The Five Phases (and Fancy Footwork) of Russ Tamblyn

Tom Thumb: The role he was BORN to play

A tribute today to Russ Tamblyn (b. 1934). Ironically, I’ve already written a post on Russ’s much more obscure father, Eddie Tamblyn, a vaudeville performer, because that is the nature of this blog. But it’s occurred to me that there’s many a reason to talk about Russ’s career here as well and we shall enumerate them. Above all, his early work as a highly athletic dancer puts him firmly in the vaudeville/ old school musical tradition. When screen musicals died, it left little place for him to go and he wound up making lots of psychotronic/ exploitation movies, another favorite area of ours. Here are the 5 Tamblynian phases:

Child Star

He started out as a child star, often billed as Rusty Tamblyn, in such films as The Boy With Green Hair (1948), The Kid from Cleveland (1949), Samson and Delilah (1949), Father of the Bride (1950), and Father’s Little Dividend (1951).

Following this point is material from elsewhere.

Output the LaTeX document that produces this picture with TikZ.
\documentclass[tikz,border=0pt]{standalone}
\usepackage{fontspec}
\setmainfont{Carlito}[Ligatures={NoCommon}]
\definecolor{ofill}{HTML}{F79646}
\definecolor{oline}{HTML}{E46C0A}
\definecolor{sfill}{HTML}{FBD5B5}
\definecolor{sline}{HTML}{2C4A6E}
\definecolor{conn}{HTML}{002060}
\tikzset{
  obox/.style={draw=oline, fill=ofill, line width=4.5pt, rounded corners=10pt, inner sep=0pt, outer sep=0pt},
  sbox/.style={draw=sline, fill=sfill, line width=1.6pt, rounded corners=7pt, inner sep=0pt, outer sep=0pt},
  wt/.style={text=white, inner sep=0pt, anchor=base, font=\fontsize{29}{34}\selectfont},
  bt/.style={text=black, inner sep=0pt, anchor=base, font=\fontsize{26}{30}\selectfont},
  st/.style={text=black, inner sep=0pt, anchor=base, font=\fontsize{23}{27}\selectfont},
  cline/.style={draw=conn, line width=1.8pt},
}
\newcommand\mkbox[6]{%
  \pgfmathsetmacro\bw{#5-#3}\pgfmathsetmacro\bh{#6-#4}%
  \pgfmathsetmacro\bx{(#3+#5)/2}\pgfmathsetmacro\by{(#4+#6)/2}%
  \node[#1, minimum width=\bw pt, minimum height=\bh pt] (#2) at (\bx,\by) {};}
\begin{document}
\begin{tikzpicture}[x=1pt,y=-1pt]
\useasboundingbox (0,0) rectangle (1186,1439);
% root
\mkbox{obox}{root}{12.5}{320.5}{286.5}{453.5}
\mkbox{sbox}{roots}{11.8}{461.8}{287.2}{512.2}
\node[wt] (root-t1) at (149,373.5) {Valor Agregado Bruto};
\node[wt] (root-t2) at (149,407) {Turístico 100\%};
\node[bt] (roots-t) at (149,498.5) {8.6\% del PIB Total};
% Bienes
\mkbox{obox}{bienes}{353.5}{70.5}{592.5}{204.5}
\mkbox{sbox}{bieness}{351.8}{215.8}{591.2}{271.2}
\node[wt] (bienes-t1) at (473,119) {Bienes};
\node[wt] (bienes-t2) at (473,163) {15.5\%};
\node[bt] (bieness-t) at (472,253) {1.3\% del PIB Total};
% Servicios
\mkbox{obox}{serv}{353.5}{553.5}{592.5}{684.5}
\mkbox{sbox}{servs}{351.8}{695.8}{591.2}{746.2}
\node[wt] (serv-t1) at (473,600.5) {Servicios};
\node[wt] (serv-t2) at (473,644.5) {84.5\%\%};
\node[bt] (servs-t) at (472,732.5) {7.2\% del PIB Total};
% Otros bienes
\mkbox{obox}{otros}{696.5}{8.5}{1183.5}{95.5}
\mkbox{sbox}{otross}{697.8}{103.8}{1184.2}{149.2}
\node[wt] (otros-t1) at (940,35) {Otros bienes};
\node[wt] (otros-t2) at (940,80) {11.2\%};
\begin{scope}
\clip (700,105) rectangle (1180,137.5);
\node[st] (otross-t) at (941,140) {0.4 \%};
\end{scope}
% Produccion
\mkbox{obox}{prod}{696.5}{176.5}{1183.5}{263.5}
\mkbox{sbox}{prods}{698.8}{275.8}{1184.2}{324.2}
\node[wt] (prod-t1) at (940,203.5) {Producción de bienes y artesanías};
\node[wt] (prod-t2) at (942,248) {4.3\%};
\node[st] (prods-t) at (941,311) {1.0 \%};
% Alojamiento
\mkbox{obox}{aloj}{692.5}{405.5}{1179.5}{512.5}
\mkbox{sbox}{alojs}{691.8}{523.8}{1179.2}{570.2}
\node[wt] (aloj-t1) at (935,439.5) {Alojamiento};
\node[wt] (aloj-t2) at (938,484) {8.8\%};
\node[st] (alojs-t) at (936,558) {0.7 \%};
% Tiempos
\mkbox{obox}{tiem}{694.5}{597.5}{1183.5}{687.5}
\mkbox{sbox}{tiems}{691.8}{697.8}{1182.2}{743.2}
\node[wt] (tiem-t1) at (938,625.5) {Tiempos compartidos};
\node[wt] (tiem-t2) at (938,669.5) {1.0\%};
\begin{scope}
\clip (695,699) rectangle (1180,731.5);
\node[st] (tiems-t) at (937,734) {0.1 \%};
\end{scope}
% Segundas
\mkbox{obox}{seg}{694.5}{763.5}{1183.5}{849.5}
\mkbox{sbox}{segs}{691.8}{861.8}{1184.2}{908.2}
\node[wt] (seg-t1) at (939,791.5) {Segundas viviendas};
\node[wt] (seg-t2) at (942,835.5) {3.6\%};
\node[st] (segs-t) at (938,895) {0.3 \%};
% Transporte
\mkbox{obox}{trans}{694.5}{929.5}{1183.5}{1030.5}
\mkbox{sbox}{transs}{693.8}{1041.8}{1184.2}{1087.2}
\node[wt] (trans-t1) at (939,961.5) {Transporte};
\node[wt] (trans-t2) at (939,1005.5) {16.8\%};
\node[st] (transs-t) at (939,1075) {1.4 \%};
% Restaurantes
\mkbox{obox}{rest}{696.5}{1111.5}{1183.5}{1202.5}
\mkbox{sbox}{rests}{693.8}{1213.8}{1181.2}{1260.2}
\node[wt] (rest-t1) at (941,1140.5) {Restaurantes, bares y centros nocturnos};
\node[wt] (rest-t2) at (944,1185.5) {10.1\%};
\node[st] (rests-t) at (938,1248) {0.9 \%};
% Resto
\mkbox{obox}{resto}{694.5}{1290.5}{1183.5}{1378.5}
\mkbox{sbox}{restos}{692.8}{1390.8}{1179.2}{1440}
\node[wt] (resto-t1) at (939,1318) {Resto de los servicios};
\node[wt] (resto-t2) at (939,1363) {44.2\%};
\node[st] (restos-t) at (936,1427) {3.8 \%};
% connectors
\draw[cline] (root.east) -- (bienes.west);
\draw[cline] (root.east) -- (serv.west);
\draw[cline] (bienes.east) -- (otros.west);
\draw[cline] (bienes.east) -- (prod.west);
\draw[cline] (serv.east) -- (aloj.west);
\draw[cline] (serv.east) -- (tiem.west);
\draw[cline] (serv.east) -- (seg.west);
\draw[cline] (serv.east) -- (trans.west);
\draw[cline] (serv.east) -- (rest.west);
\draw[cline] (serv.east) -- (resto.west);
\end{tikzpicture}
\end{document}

Acrobatic Dancer and Star of Musicals

Tamblyn could sing and act, but where he truly shone was as a dancer. To this day, his turns in many vintage movies dazzle and it seems astounding that Hollywood couldn’t devise a way to keep showcasing this skill after the early ’60s. After all, he could do stuff like this:

Tamblyn’s musicals include Seven Brides for Seven Brothers (1954), Deep in My Heart (1955), Hit the Deck (1956), Tom Thumb (1958), West Side Story (1961), and The Wonderful World of the Brothers Grimm (1963). The Fastest Gun Alive (1956) was not a musical, but Tamblyn’s “shovel dance” in a picnic scene was one of the highlights of the movie. And he was an uncredited choreographer on the Elvis film Jailhouse Rock (1957). Today he is best known for West Side Story, but as you see he did so much more than that.


Thanks seemingly to Seven Brides for Seven Brothers, Tamblyn has worked extensively in the western genre over his career, notably: Many Rivers to Cross (1955), The Fastest Gun Alive (1956), The Last Hunt (1956), The Young Guns (1957), Cimarron (1960), How the West was Won (1962), Gunsmoke (1965), Son of a Gunfighter (1965) and Iron Horse (1967).

Psychotronic/ Exploitation

This is a catchall category encompassing racy melodrama, juvenile delinquent films, low-budget horror, and, eventually acid-hippie films. The thread starts relatively early in his career with “respectable” outings like Peyton Place (1957) and High School Confidential (1958), the latter of which surely paved the way for West Side Story. Then came his first horror film The Haunting (1963), also a mainstream film. But towards the end of the ’60s we get into The War of the Gargantuas (1966), Satan’s Sadists (1969), Scream Free! (1969), The Last Movie (1971, Dennis Hopper’s follow up to Easy Rider), Dracula vs. Frankenstein (1971), The Female Bunch (1971), and Black Heat (1976).

Stunt Casting/ Comeback

Eventually enough time passed that younger directors had been influenced by Tamblyn’s early work including the exploitation stuff. And so he was once again cast in mainstream stuff that seemed to reference his long career. He played a choreographer on Fame (1986-87). David Lynch put him in Twin Peaks (1989-1991 and 2014) and his Twin Peaks movie Fire Walk with Me (1992, though his scenes were cut.) Chris Elliott put him in Cabin Boy (1994). Quentin Tarantino put him in his western Django Unchained (2012). Tamblyn’s recent role in The Haunting of Hill House (2018) seemed to simultaneously reference his appearance in the original The Haunting AND his role as a psychiatrist in Twin Peaks — quite a feat!

And lastly…just as his performing father Eddie passed a torch to him, Russ’ daughter Amber Tamblyn is also a major star. Once thought of as a sort of acid casualty and has-been, today he is a sort of respected elder statesman, and someone still working in show business well into his 80s. Fancy footwork indeed!